_To do_: Pictures excluded, return the lines below from the first through the line holding "import * as".
--------------------------------------------------
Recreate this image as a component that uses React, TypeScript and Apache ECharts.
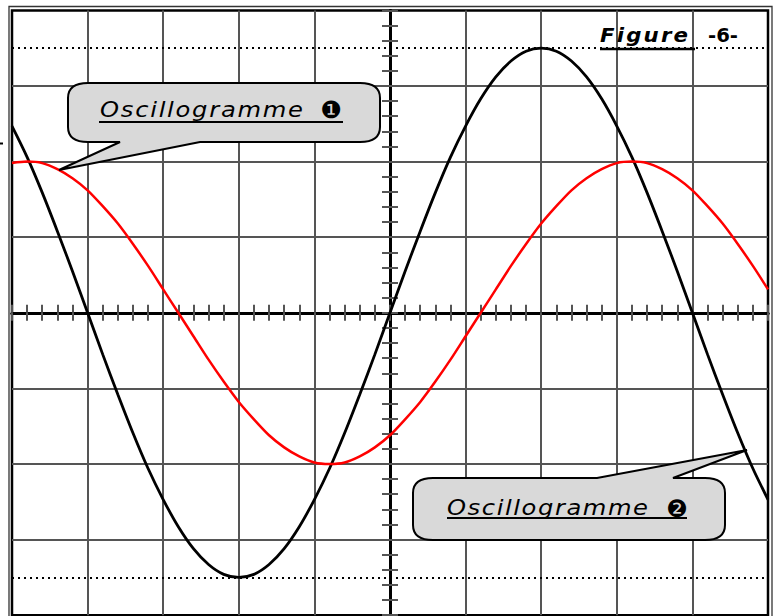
import React, { useEffect, useRef } from "react";
import * as echarts from "echarts";

// time axis in divisions, one value per minor tick (0.2 div)
const xDiv = [
  -5, -4.8, -4.6, -4.4, -4.2, -4, -3.8, -3.6, -3.4, -3.2, -3, -2.8, -2.6, -2.4, -2.2, -2, -1.8, -1.6, -1.4, -1.2, -1,
  -0.8, -0.6, -0.4, -0.2, 0, 0.2, 0.4, 0.6, 0.8, 1, 1.2, 1.4, 1.6, 1.8, 2, 2.2, 2.4, 2.6, 2.8, 3, 3.2, 3.4, 3.6, 3.8,
  4, 4.2, 4.4, 4.6, 4.8, 5,
];
// Oscillogramme (black) read in divisions
const blackDiv = [
  2.47, 2.06, 1.59, 1.08, 0.55, 0, -0.55, -1.08, -1.59, -2.06, -2.47, -2.83, -3.12, -3.33, -3.46, -3.5, -3.46, -3.33,
  -3.12, -2.83, -2.47, -2.06, -1.59, -1.08, -0.55, 0, 0.55, 1.08, 1.59, 2.06, 2.47, 2.83, 3.12, 3.33, 3.46, 3.5, 3.46,
  3.33, 3.12, 2.83, 2.47, 2.06, 1.59, 1.08, 0.55, 0, -0.55, -1.08, -1.59, -2.06, -2.47,
];
// Oscillogramme (red) read in divisions
const redDiv = [
  1.98, 2, 1.98, 1.9, 1.78, 1.62, 1.41, 1.18, 0.91, 0.62, 0.31, 0, -0.31, -0.62, -0.91, -1.18, -1.41, -1.62, -1.78, -1.9,
  -1.98, -2, -1.98, -1.9, -1.78, -1.62, -1.41, -1.18, -0.91, -0.62, -0.31, 0, 0.31, 0.62, 0.91, 1.18, 1.41, 1.62, 1.78,
  1.9, 1.98, 2, 1.98, 1.9, 1.78, 1.62, 1.41, 1.18, 0.91, 0.62, 0.31,
];
// peak levels marked with dotted lines
const peakLevels = [3.5, -3.5];

const label1 = "Oscillogramme";
const mark1 = "\u2776";
const mark2 = "\u2777";
const figWord = "Figure";
const figNum = "-6-";

const FONT = '"DejaVu Sans", Verdana, sans-serif';

echarts.graphic.registerShape(
  "callout1",
  echarts.graphic.extendPath(
    "M 88 83 L 360 83 Q 380 83 380 98 L 380 127 Q 380 142 360 142 L 200 142 L 59 170 L 120 142 L 88 142 Q 68 142 68 127 L 68 98 Q 68 83 88 83 Z",
    {}
  )
);
echarts.graphic.registerShape(
  "callout2",
  echarts.graphic.extendPath(
    "M 433 478 L 597 478 L 747 450 L 673 478 L 705 478 Q 725 478 725 493 L 725 525 Q 725 540 705 540 L 433 540 Q 413 540 413 525 L 413 493 Q 413 478 433 478 Z",
    {}
  )
);

// lays characters out between x0 and x1, each slightly widened, with even tracking
function trackedText(str: string, x0: number, x1: number, baseline: number, font: string, size: number, sx: number) {
  const cv = document.createElement("canvas");
  const ctx = cv.getContext("2d")!;
  ctx.font = font;
  const chars = Array.from(str);
  const widths = chars.map((c) => ctx.measureText(c).width * sx);
  const total = widths.reduce((a, b) => a + b, 0);
  const gap = chars.length > 1 ? (x1 - x0 - total) / (chars.length - 1) : 0;
  let x = x0;
  return chars.map((c, i) => {
    const el = {
      type: "text",
      x,
      y: baseline - 0.35 * size,
      scaleX: sx,
      z: 110,
      style: { text: c, font, fill: "#000", align: "left", verticalAlign: "middle" },
    };
    x += widths[i] + gap;
    return el;
  });
}

function fitText(str: string, x0: number, x1: number, baseline: number, font: string, size: number) {
  const cv = document.createElement("canvas");
  const ctx = cv.getContext("2d")!;
  ctx.font = font;
  const w = ctx.measureText(str).width || 1;
  return {
    type: "text",
    x: x0,
    y: baseline - 0.35 * size,
    scaleX: (x1 - x0) / w,
    z: 110,
    style: { text: str, font, fill: "#000", align: "left", verticalAlign: "middle" },
  };
}

export default function App() {
  const ref = useRef<HTMLDivElement>(null);
  useEffect(() => {
    const chart = echarts.init(ref.current!, undefined, { renderer: "svg" });
    const f1 = `italic 22px ${FONT}`;
    const fFig = `italic bold 19px ${FONT}`;
    const fNum = `bold 19px ${FONT}`;
    const axisCommon = (pos: string, main: boolean) => ({
      type: "value",
      position: pos,
      axisLine: { show: true, onZero: true, lineStyle: { color: "#000", width: 3 } },
      axisTick: { show: true, length: 8, lineStyle: { color: "#555", width: 2 } },
      minorTick: { show: true, splitNumber: 5, length: 8, lineStyle: { color: "#555", width: 2 } },
      splitLine: { show: main, showMinLine: false, showMaxLine: false, lineStyle: { color: "#555", width: 2 } },
      axisLabel: { show: false },
    });
    chart.setOption({
      animation: false,
      grid: {
        left: 12,
        top: 10.4,
        width: 756,
        height: 604.8,
        show: true,
        borderColor: "#000",
        borderWidth: 2.5,
      },
      xAxis: [
        { ...axisCommon("bottom", true), min: -5, max: 5, interval: 1 },
        { ...axisCommon("top", false), min: -5, max: 5, interval: 1 },
      ],
      yAxis: [
        { ...axisCommon("left", true), min: -4, max: 4, interval: 1 },
        { ...axisCommon("right", false), min: -4, max: 4, interval: 1 },
      ],
      series: [
        {
          type: "line",
          xAxisIndex: 0,
          yAxisIndex: 0,
          smooth: 0.3,
          showSymbol: false,
          data: xDiv.map((x, i) => [x, blackDiv[i]]),
          lineStyle: { color: "#000", width: 2.8 },
          z: 5,
          markLine: {
            silent: true,
            symbol: "none",
            label: { show: false },
            lineStyle: { color: "#000", width: 2, type: [2, 4] },
            data: peakLevels.map((v) => ({ yAxis: v })),
          },
        },
        {
          type: "line",
          xAxisIndex: 0,
          yAxisIndex: 0,
          smooth: 0.3,
          showSymbol: false,
          data: xDiv.map((x, i) => [x, redDiv[i]]),
          lineStyle: { color: "#ff0000", width: 2.5 },
          z: 6,
        },
      ],
      graphic: [
        {
          type: "rect",
          z: 100,
          shape: { x: 9, y: 6.5, width: 763, height: 640 },
          style: { fill: "none", stroke: "#333", lineWidth: 1.3 },
        },
        { type: "line", z: 100, shape: { x1: 0, y1: 143.5, x2: 3, y2: 143.5 }, style: { stroke: "#000", lineWidth: 2 } },
        {
          type: "callout1",
          z: 105,
          style: { fill: "#d9d9d9", stroke: "#000", lineWidth: 2 },
        },
        {
          type: "callout2",
          z: 105,
          style: { fill: "#d9d9d9", stroke: "#000", lineWidth: 2 },
        },
        ...trackedText(label1, 100, 303, 117, f1, 22, 1.1),
        {
          type: "text",
          x: 331,
          y: 110,
          z: 110,
          style: { text: mark1, font: `24px ${FONT}`, fill: "#000", align: "center", verticalAlign: "middle" },
        },
        { type: "line", z: 110, shape: { x1: 99, y1: 122, x2: 343, y2: 122 }, style: { stroke: "#000", lineWidth: 2 } },
        ...trackedText(label1, 447, 648, 515, f1, 22, 1.1),
        {
          type: "text",
          x: 677,
          y: 509,
          z: 110,
          style: { text: mark2, font: `24px ${FONT}`, fill: "#000", align: "center", verticalAlign: "middle" },
        },
        { type: "line", z: 110, shape: { x1: 447, y1: 518, x2: 687, y2: 518 }, style: { stroke: "#000", lineWidth: 2 } },
        ...trackedText(figWord, 600, 688, 42, fFig, 19, 1.12),
        fitText(figNum, 708, 738, 42, fNum, 19),
        { type: "line", z: 110, shape: { x1: 600, y1: 49, x2: 695, y2: 49 }, style: { stroke: "#000", lineWidth: 2.5 } },
      ],
    });
    return () => chart.dispose();
  }, []);
  return (
    <div
      ref={ref}
      style={{ position: "fixed", left: 0, top: 0, width: 776, height: 616, background: "#fff" }}
    />
  );
}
--------------------------------------------------
_Response to the task_:
Recreate this image as a component that uses React, TypeScript and Apache ECharts.
import React, { useEffect, useRef } from "react";
import * as echarts from "echarts";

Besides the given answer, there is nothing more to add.